Grindrod‚ a JSE-listed freight and logistics service provider‚ through its wholly owned subsidiary Grindrod Mauritius‚ will work with Zambia's Northwest Rail Company to build‚ operate and maintain a new 590km Cape gauge railway from Chingola in the Zambian copperbelt to the Angolan border.
Zambia's battered railway infrastructure will get a boost from plans to open a new line between the copperbelt and Angola. Image: RaillyNews
The estimated capital cost of the first phase isUS $489m. Phase two will cost about US$500m.
These exclusive rights were granted to Northwest Rail Company by the Zambian government in July 2006. An agreement signed this week will enable the parties to conclude a bankable feasibility study‚ which is currently under way.

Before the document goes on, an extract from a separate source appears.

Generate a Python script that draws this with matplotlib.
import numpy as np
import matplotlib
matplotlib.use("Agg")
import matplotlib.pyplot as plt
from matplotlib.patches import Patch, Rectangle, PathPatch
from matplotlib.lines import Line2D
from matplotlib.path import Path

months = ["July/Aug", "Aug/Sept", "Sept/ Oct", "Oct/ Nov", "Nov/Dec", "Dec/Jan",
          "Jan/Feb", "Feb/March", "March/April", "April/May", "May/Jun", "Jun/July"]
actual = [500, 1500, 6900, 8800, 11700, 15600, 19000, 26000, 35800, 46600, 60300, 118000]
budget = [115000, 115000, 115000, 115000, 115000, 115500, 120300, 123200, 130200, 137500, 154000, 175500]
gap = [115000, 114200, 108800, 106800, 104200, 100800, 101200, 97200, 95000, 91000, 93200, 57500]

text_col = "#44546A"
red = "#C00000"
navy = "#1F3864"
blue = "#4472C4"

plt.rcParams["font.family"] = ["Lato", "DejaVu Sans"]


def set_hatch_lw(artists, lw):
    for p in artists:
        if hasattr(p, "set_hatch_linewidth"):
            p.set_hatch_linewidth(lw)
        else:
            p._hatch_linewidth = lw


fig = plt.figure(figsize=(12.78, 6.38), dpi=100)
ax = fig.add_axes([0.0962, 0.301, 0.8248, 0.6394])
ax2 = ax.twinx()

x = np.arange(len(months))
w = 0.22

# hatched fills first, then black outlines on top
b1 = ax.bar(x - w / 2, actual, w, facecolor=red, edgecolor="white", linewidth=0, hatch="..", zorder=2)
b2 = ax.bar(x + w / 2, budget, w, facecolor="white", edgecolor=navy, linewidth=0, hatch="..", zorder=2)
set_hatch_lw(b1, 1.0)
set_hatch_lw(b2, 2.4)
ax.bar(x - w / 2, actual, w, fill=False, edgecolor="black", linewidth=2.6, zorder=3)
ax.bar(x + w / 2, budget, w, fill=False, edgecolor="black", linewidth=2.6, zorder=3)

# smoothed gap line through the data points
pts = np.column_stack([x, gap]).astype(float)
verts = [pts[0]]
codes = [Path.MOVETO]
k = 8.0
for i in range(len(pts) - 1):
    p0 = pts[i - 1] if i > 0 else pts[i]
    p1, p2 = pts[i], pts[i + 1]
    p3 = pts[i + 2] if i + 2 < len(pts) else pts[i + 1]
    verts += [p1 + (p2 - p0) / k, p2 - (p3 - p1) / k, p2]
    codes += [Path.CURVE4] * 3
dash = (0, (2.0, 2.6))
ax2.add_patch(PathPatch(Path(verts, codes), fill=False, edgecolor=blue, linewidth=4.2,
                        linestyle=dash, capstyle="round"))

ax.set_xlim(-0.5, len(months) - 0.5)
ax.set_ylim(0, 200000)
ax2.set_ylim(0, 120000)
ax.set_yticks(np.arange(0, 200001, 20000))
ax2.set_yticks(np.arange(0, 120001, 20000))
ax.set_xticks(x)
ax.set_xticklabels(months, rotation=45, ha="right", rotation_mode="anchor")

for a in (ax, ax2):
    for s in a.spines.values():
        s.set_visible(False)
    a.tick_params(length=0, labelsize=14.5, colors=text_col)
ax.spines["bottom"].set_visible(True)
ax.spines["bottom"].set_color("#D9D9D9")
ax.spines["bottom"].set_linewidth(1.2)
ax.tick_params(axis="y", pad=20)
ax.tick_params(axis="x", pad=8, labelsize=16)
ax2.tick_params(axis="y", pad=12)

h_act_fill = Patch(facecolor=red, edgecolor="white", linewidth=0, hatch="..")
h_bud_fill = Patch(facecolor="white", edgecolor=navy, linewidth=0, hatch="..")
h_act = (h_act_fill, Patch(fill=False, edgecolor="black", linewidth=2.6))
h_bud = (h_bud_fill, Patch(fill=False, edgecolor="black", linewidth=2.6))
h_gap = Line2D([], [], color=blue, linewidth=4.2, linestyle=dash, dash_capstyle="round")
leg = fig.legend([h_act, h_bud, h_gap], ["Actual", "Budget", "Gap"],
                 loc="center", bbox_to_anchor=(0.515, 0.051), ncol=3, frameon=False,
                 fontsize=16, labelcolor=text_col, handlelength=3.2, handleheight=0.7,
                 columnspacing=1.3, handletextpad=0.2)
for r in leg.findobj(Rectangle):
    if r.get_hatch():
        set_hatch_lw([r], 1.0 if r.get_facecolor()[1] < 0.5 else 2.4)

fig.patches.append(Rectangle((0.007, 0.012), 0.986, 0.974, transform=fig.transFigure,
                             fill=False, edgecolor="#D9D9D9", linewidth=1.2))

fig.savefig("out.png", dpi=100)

"I have been developing this project for a number of years and the synergies with Grindrod's rail businesses means we will be able to bring this project to being in the shortest possible time‚" said Enoch Kavindele‚ a former Zambian vice-president and founder and owner of Northwest Rail Company.

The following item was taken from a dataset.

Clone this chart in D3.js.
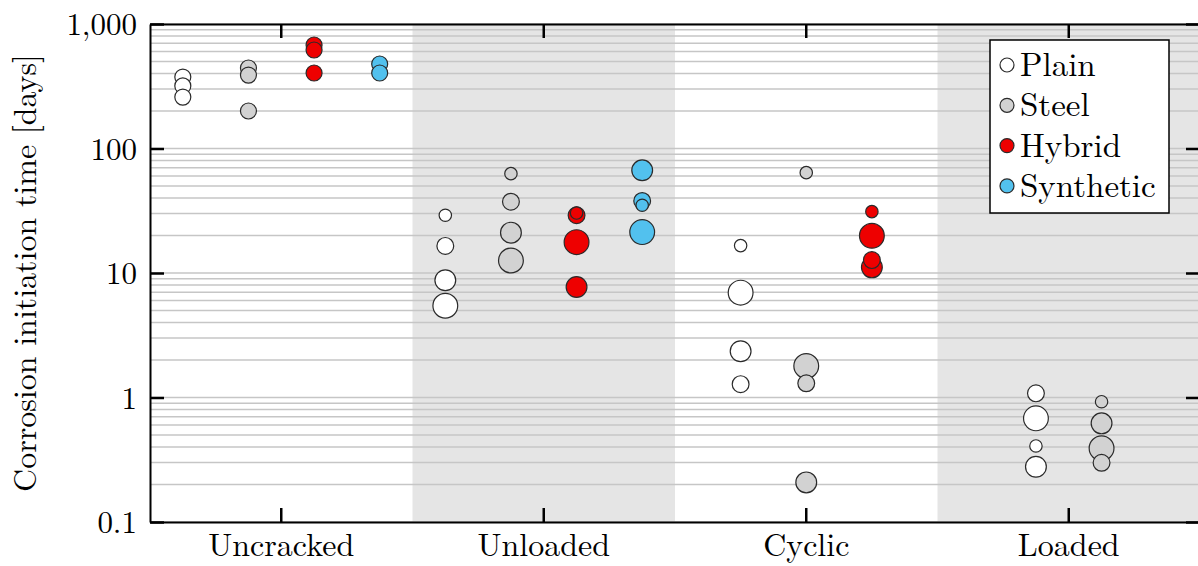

The railway is to be built in two phases‚ with the first phase extending from Chingola to the Kansanshi‚ Lumwana and Kalumbila mines‚ and the second to connect with the Benguela line on the Zambia-Angola border near Jimbe.

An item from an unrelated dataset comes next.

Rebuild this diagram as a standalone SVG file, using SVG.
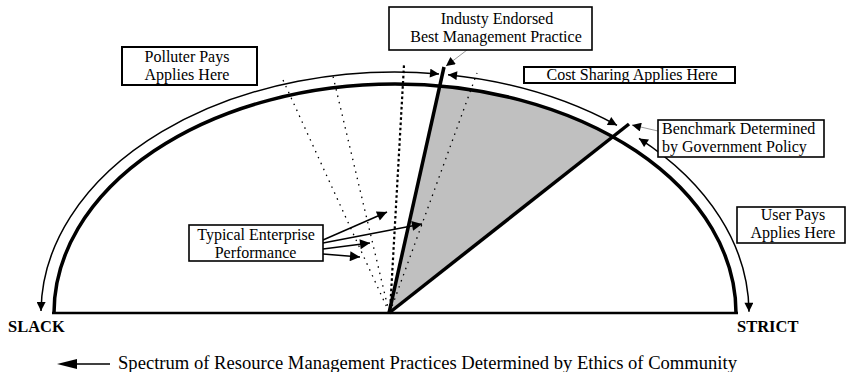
<svg xmlns="http://www.w3.org/2000/svg" width="850" height="372" viewBox="0 0 850 372">
<style>
text{font-family:"Liberation Serif","Times New Roman",serif;font-size:16px;fill:#000}
.c{text-anchor:middle}
.b{font-weight:bold;font-size:16.5px}
.box{fill:#fff;stroke:#000}
.dotf{stroke:#000;stroke-width:1.3;stroke-dasharray:1.5 5;fill:none}
.dotb{stroke:#000;stroke-width:2.2;stroke-dasharray:2.6 2.6;fill:none}
.arc{fill:none;stroke:#000;stroke-width:1.5;marker-start:url(#ah);marker-end:url(#ah)}
.arr{stroke:#000;stroke-width:1.5;marker-end:url(#ahL)}
.lead{stroke:#999;stroke-width:1;marker-end:url(#ah)}
.thick{stroke:#000;stroke-width:3.5;stroke-linecap:butt}
</style>
<defs>
<marker id="ah" viewBox="0 0 10 10" refX="10" refY="5" markerUnits="userSpaceOnUse" markerWidth="10" markerHeight="9" orient="auto-start-reverse"><path d="M0,0 L10,5 L0,10 z" fill="#000"/></marker>
<marker id="ahL" viewBox="0 0 10 10" refX="10" refY="5" markerUnits="userSpaceOnUse" markerWidth="12" markerHeight="10" orient="auto"><path d="M0,0 L10,5 L0,10 z" fill="#000"/></marker>
</defs>
<rect width="850" height="372" fill="#fff"/>

<g id="wedge">
<path d="M389,313 L439.8,85.9 A341,229 0 0,1 612.7,136.9 Z" fill="#c0c0c0"/>
</g>

<g id="dotted">
<line x1="389" y1="312" x2="283" y2="80" class="dotf"/>
<line x1="389" y1="312" x2="332" y2="72" class="dotf"/>
<line x1="390" y1="312" x2="404" y2="65" class="dotb"/>
<line x1="390" y1="312" x2="477" y2="73" class="dotf"/>
</g>

<g id="halfEllipse">
<path d="M54,313 A341,229 0 0,1 736,313" fill="none" stroke="#000" stroke-width="3.5"/>
<line x1="52" y1="313" x2="738" y2="313" stroke="#000" stroke-width="2.5"/>
</g>

<g id="practiceLines">
<line x1="389" y1="313" x2="444" y2="67" class="thick"/>
<line x1="389" y1="313" x2="629" y2="124" class="thick"/>
</g>

<g id="connectors">
<path class="arc" d="M439,73.9 A354,241 0 0,0 41,311"/>
<path class="arc" d="M448,74.7 A354,241 0 0,1 617,125.3"/>
<path class="arc" d="M639,138.4 A354,241 0 0,1 749,311.7"/>
<line class="arr" x1="323" y1="240" x2="387" y2="212"/>
<line class="arr" x1="323" y1="243" x2="422" y2="224"/>
<line class="arr" x1="323" y1="249" x2="370" y2="243"/>
<line class="arr" x1="323" y1="254" x2="360" y2="257"/>
<line class="lead" x1="467" y1="50" x2="446" y2="66"/>
<line class="lead" x1="658" y1="131" x2="632" y2="125"/>
<line x1="76" y1="364" x2="110" y2="364" stroke="#000" stroke-width="1.5"/>
<polygon points="57,364 77,359 77,369" fill="#000"/>
</g>

<g id="polluter">
<rect class="box" x="122" y="47" width="135" height="38" stroke-width="2"/>
<text class="c" x="187" y="61.5">Polluter Pays</text>
<text class="c" x="187" y="79.5">Applies Here</text>
</g>

<g id="industry">
<rect class="box" x="389" y="7" width="203" height="43" stroke-width="1.6"/>
<text class="c" x="497" y="24">Industy Endorsed</text>
<text class="c" x="496" y="42">Best Management Practice</text>
</g>

<g id="costSharing">
<rect class="box" x="524" y="67" width="211" height="16" stroke-width="2"/>
<text class="c" x="632" y="79.5">Cost Sharing Applies Here</text>
</g>

<g id="benchmark">
<rect class="box" x="658" y="120" width="166" height="37" stroke-width="1.6"/>
<text x="662" y="134">Benchmark Determined</text>
<text x="662" y="152">by Government Policy</text>
</g>

<g id="userPays">
<rect class="box" x="737" y="207" width="108" height="36" stroke-width="1.6"/>
<text class="c" x="793" y="219.5">User Pays</text>
<text class="c" x="793" y="237.5">Applies Here</text>
</g>

<g id="typical">
<rect class="box" x="189" y="225" width="134" height="36" stroke-width="1.6"/>
<text class="c" x="256" y="240">Typical Enterprise</text>
<text class="c" x="255.5" y="258">Performance</text>
</g>

<g id="labels">
<text class="b" x="8" y="332">SLACK</text>
<text class="b" x="737" y="332">STRICT</text>
<text x="118" y="369" style="font-size:18px" textLength="619" lengthAdjust="spacingAndGlyphs">Spectrum of Resource Management Practices Determined by Ethics of Community</text>
</g>
</svg>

The first phase is intended to service existing ore and finished copper traffic.
The second is intended to open up a direct corridor to Lobito‚ which would allow landlocked Zambia to import oil directly from Angola‚ and to stimulate further mining activity in the western copperbelt.
Feasibility study underway
Consultancy KPMG's infrastructure and major projects team have developed the project with Northwest Rail Company over the last year‚ and have facilitated closure of the deal.
Subject to the conclusion of the phase one bankable feasibility study‚ construction is expected to start this year.
Grindrod's rail division operates railways and builds‚ refurbishes and maintains locomotives and wagons. It also provides rail signalling systems and constructs and maintains track infrastructure.
"We have spent the last few years developing our rail capabilities and growing our capacity to participate in the growth in the Africa rail sector‚" said James Holley‚ chief executive of Grindrod's rail division.
Dave Rennie‚ chief executive of Grindrod's freight services unit for ports and rail‚ said the investment will enable Grindrod to complement existing investments in the regional north-south rail corridor and port operations in Maputo‚ Richards Bay and Durban.